|A Cluttered Telling of Tragic Tales
Globe and Mail
December 12, 2008
In A Very Polite Genocide, Winnipeg playwright Melanie J. Murray examines the lingering effects of the residential-school system on a fractured family of aboriginal Canadians.
The pain from the abuse and dislocation echoes down the generations in the form of alcoholism, AIDS, suicide, sexual abuse, prostitution, violence, self-mutilation and panic attacks.
Once the horrors of the Korean War enter the scene, however, it becomes clear that Murray is trying to tackle too much in too disjointed a manner.
As one tragedy rear-ends the next, the play becomes as elucidatory and emotionally involving as rubber-necking past a highway pile-up.
A Very Polite Genocide hops back and forth between three time periods: 1950-1953, 1982-1984 and 1996. This is information gleaned from the program rather than director Yvette Nolan's muddy production, which takes an unnecessarily long time to make clear how the characters are related.
In the time closest to the present, university student Josie Pichette (Falen Johnson) is dealing - not very well - with the discovery that she is of aboriginal descent; her mother was one of many children taken by the government and placed with white families in the fifties.
In her aboriginal-studies class, Josie attempts to articulate the play's thesis that residential schooling was "a very polite genocide," but, rather inexplicably, has trouble getting her words out without compulsively wringing her hands, being struck dumb by anxiety or falling into a sort of epileptic fit. (That her crisis caused her to drop out of pre-med doesn't seem like such a bad life decision.)
Meanwhile, across town, Josie's grandfather Martin Drunken Chief (a warm Paul Chaput) is participating in his first sharing circle, where he tells the story of how he met his wife, Mary, at a dance between residential schools, and they ran off to Winnipeg together. But soon, Martin, who struggles with the sexual abuse he suffered at the hands of a priest, was off fighting in Korea and his children were taken away in his absence.
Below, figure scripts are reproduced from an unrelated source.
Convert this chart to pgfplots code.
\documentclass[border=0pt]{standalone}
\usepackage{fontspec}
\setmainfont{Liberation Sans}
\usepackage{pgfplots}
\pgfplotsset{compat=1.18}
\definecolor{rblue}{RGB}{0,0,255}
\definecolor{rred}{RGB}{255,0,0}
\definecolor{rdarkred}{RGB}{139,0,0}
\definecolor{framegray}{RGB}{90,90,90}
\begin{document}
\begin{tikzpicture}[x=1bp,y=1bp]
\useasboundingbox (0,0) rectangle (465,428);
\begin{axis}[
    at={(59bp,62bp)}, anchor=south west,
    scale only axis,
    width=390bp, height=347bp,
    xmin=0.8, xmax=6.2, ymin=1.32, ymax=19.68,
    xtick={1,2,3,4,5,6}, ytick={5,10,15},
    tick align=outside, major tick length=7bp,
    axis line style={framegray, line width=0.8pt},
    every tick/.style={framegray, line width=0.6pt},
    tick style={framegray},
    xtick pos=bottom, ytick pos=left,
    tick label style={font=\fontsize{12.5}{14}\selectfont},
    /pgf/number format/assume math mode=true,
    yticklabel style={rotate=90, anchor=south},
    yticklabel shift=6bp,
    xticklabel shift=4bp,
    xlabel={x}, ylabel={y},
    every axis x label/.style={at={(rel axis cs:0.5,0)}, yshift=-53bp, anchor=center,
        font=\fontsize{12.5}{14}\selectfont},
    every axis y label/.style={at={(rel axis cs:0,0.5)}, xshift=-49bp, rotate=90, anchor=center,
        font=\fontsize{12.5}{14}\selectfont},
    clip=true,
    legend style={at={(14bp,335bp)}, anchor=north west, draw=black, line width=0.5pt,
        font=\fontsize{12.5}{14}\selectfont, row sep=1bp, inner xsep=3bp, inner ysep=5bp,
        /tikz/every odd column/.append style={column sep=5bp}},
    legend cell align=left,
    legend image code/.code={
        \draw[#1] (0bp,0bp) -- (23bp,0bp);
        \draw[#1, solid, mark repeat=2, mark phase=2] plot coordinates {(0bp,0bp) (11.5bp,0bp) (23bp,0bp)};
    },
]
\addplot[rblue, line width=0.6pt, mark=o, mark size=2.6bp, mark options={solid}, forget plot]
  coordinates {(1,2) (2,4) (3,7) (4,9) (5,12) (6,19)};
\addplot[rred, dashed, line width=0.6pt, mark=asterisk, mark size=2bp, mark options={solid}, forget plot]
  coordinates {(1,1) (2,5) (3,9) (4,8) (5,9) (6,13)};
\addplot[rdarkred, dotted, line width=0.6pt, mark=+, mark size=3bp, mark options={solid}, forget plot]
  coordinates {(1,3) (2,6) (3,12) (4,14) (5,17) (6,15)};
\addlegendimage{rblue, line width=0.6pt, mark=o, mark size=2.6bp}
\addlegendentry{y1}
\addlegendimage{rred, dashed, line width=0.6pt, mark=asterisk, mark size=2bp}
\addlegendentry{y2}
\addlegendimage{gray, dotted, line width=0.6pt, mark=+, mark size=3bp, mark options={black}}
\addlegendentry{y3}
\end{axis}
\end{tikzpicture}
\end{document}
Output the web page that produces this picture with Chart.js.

These flashbacks to the fifties involve the most compelling mix of pleasure and pain. Paula-Jean Prudat is charming and affecting as the young Mary, while the more limited actor Simon Moccasin plays the younger Martin.
Set in the eighties, the third section of the play tells the story of one of the couple's children, Robbie, who emerged from the foster-care system as a male prostitute working the streets of Winnipeg's North End.
These three generations are connected directly by the presence of the Rougarou, a mythical werewolf played by the sprightly Waawaate Fobister, who dances destruction into each character's life.
Designed by Laird Macdonald, A Very Polite Genocide's set lists like a sinking ship; empty alcohol bottles roll down the set to the audience's feet, an unsettling touch. The set is littered with family photographs that find their way into everything, like sand after a trip to the beach.
But A Very Polite Genocide feels very much like a stack of photographs of three generations thrown into the air and let fall where they may. While this method of storytelling emphasizes the way aboriginal families were similarly scattered, the lack of structure, suspense or forward motion makes this is a long hour and 45 minutes. The play could use an intermission, but where could it be split that would give audiences a reason to come back? Murray writes finely observed dialogue, but lacks the craft to pull all the strands of her ambitious narrative together.
A Very Polite Genocide continues to Dec. 21 (416-975-8555).